Global Automotive OEM | STAR
Last-Mile Prescription Delivery Services
Insight and Foresight | Use Cases and Scenarios | HMI & UX Principles
Background
A global automotive OEM asked whether its vehicle and logistics expertise could open a path into the US last-mile prescription-delivery market.
Several different business models were plausible, from a partnership with an existing e-pharmacy platform, to becoming a full consumer e-pharmacy, each with its own customers, risk, and capability demands.
Prescription delivery means healthcare regulation, patient trust, and logistics precision in an already dense, costly market. Choosing the wrong model meant over-investing in ground the OEM didn't own, so it needed an evidence-based way to decide where to focus.
Solution
The evaluation began with three mutually exclusive go-to-market scenarios, each defining a distinct role for the OEM through a unique value proposition and business model.
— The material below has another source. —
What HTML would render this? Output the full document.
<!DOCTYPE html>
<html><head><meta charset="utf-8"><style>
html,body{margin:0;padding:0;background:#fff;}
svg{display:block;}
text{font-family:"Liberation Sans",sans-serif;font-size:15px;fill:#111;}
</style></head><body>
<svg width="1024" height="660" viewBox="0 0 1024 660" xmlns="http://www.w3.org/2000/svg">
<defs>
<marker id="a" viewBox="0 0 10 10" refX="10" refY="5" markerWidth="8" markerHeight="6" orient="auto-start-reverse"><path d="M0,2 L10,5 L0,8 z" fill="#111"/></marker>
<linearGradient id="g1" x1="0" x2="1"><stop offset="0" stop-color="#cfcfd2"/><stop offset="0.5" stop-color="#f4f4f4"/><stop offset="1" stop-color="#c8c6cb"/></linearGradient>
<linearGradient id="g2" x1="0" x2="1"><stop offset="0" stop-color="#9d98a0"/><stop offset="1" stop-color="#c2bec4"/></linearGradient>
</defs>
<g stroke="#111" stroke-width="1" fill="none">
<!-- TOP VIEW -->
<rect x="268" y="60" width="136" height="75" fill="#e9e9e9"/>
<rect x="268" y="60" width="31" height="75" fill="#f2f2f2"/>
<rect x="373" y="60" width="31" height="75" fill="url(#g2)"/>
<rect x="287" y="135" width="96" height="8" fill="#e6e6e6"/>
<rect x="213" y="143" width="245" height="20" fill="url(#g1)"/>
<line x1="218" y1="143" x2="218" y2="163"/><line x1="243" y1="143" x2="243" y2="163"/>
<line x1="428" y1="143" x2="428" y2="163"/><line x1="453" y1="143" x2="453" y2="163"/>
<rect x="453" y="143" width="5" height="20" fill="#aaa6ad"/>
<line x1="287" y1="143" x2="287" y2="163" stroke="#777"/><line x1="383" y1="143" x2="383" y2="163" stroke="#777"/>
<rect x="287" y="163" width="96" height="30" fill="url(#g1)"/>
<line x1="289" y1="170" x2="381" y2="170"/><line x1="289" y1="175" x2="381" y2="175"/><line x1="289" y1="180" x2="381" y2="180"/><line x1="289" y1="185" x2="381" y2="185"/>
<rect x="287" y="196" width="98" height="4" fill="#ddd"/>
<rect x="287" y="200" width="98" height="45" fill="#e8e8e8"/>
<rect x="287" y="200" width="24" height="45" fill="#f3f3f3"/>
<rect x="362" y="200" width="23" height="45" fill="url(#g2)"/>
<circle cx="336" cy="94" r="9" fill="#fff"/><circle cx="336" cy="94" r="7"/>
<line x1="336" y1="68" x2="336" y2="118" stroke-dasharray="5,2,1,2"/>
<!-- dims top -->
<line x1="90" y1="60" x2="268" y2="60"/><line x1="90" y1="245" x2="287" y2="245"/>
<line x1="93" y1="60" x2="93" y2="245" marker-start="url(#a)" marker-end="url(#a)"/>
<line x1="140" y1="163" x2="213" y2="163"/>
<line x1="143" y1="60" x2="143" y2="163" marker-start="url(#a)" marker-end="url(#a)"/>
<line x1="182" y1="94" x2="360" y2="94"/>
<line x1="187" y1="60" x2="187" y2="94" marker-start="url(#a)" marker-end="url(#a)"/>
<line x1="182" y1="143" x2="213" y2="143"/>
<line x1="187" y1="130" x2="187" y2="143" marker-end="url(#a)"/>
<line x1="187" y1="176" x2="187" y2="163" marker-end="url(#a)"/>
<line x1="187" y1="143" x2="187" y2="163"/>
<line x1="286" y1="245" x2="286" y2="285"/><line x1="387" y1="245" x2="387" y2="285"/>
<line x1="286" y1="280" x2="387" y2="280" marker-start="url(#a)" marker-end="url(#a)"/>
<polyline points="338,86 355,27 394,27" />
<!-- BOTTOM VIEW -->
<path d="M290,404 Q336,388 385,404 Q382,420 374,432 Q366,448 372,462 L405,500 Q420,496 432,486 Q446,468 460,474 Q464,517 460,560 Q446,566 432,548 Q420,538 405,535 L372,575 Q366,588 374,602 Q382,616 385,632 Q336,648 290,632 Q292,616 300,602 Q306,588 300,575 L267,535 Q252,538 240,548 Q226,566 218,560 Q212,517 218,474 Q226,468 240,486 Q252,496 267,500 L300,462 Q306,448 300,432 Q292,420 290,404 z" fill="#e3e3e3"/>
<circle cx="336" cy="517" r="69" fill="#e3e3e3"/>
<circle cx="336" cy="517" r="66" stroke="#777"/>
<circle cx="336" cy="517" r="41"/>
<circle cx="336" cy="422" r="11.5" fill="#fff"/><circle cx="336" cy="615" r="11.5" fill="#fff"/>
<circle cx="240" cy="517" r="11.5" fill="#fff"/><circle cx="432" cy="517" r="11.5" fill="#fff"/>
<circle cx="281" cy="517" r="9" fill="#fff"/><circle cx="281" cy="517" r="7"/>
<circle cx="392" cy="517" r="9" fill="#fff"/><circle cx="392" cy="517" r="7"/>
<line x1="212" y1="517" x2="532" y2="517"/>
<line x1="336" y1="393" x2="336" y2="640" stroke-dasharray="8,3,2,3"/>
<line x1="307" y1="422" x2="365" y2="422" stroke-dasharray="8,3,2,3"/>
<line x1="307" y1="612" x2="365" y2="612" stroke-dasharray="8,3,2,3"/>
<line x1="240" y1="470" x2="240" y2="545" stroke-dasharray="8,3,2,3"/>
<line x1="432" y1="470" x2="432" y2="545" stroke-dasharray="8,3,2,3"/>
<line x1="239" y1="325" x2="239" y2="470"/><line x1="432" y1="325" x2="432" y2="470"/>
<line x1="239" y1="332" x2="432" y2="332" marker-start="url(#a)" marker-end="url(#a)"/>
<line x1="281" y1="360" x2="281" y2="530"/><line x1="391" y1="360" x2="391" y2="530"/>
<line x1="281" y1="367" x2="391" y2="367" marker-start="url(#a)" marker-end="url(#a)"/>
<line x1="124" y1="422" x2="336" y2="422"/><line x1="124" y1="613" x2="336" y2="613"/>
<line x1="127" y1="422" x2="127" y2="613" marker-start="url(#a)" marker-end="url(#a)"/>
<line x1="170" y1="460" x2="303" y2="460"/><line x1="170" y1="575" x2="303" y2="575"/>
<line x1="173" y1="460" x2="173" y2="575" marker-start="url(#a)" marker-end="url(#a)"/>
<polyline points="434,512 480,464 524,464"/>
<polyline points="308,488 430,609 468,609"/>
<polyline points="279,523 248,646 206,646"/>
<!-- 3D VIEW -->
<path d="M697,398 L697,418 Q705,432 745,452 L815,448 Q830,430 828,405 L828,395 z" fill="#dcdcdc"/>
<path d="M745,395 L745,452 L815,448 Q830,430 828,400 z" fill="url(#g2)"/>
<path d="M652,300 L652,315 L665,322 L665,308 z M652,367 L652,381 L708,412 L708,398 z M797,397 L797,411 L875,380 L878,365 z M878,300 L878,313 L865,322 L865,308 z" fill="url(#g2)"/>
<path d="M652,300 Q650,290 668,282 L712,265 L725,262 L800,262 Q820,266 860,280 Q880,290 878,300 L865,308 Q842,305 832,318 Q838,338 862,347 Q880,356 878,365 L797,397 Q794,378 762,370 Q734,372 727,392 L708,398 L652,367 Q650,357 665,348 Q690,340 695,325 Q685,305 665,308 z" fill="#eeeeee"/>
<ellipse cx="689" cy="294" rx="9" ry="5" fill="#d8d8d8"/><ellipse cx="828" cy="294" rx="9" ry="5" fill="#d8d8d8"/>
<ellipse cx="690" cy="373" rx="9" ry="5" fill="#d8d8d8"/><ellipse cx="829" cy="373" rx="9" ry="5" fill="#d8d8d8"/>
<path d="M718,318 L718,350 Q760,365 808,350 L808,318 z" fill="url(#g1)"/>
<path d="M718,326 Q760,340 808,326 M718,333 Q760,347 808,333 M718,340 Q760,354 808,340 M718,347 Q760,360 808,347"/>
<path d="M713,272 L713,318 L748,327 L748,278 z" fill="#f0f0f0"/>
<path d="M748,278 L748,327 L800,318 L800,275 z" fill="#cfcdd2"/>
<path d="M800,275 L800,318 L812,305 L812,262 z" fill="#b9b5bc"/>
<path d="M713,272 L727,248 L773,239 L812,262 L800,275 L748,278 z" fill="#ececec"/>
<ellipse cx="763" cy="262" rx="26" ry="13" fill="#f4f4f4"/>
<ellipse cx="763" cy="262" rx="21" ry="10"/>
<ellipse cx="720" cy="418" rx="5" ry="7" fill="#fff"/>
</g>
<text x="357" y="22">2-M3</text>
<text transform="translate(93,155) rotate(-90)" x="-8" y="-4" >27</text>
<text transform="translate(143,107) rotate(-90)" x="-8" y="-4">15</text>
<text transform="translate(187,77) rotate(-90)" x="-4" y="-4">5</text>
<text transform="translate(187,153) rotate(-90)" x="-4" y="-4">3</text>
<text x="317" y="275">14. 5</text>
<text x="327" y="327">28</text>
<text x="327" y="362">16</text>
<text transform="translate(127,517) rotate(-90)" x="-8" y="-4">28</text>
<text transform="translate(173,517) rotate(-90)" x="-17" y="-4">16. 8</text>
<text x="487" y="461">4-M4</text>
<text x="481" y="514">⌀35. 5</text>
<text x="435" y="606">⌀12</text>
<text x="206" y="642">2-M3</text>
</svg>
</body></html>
These scenarios were scored using a forced-ranking framework that assessed market size, product-market fit, competitive advantage, execution effort, and risk.
This foundation enabled the team to identify two clear paths forward. To further refine these options, we unpacked the supporting service and business models, mapped out the necessary technical infrastructure, and identified specific vehicle modification requirements. Additionally, to address the client's need for both a short- and long-term view, the analysis contrasts how these services operate today using manned vehicles versus how they will evolve with fully autonomous, unmanned vehicles.
Impact
The engagement delivered a comprehensive map of the last-mile prescription delivery landscape, outlining viable market entry points alongside their respective trade-offs, risks, and potential. Crucially, it defined the strategic role the OEM could play within an ecosystem of pharmacy and delivery partners.
Rather than prescribing a single solution, this framework provided leadership with the strategic oversight required to make informed decisions on their own terms: where to play, how to prioritize, and where to focus investment. Every recommendation was anchored in validated concepts, a like-for-like comparison of the options, and concrete vehicle requirements derived from real-world user testing.
My Role
I guided the strategic direction of the project by leading and mentoring a team of strategists and designers, whilst providing hands-on support by leading key activities and producing deliverable materials. Additionally, I orchestrated a cross-functional team that integrated clinical experts and solution architects to ensure seamless execution of the project deliverables.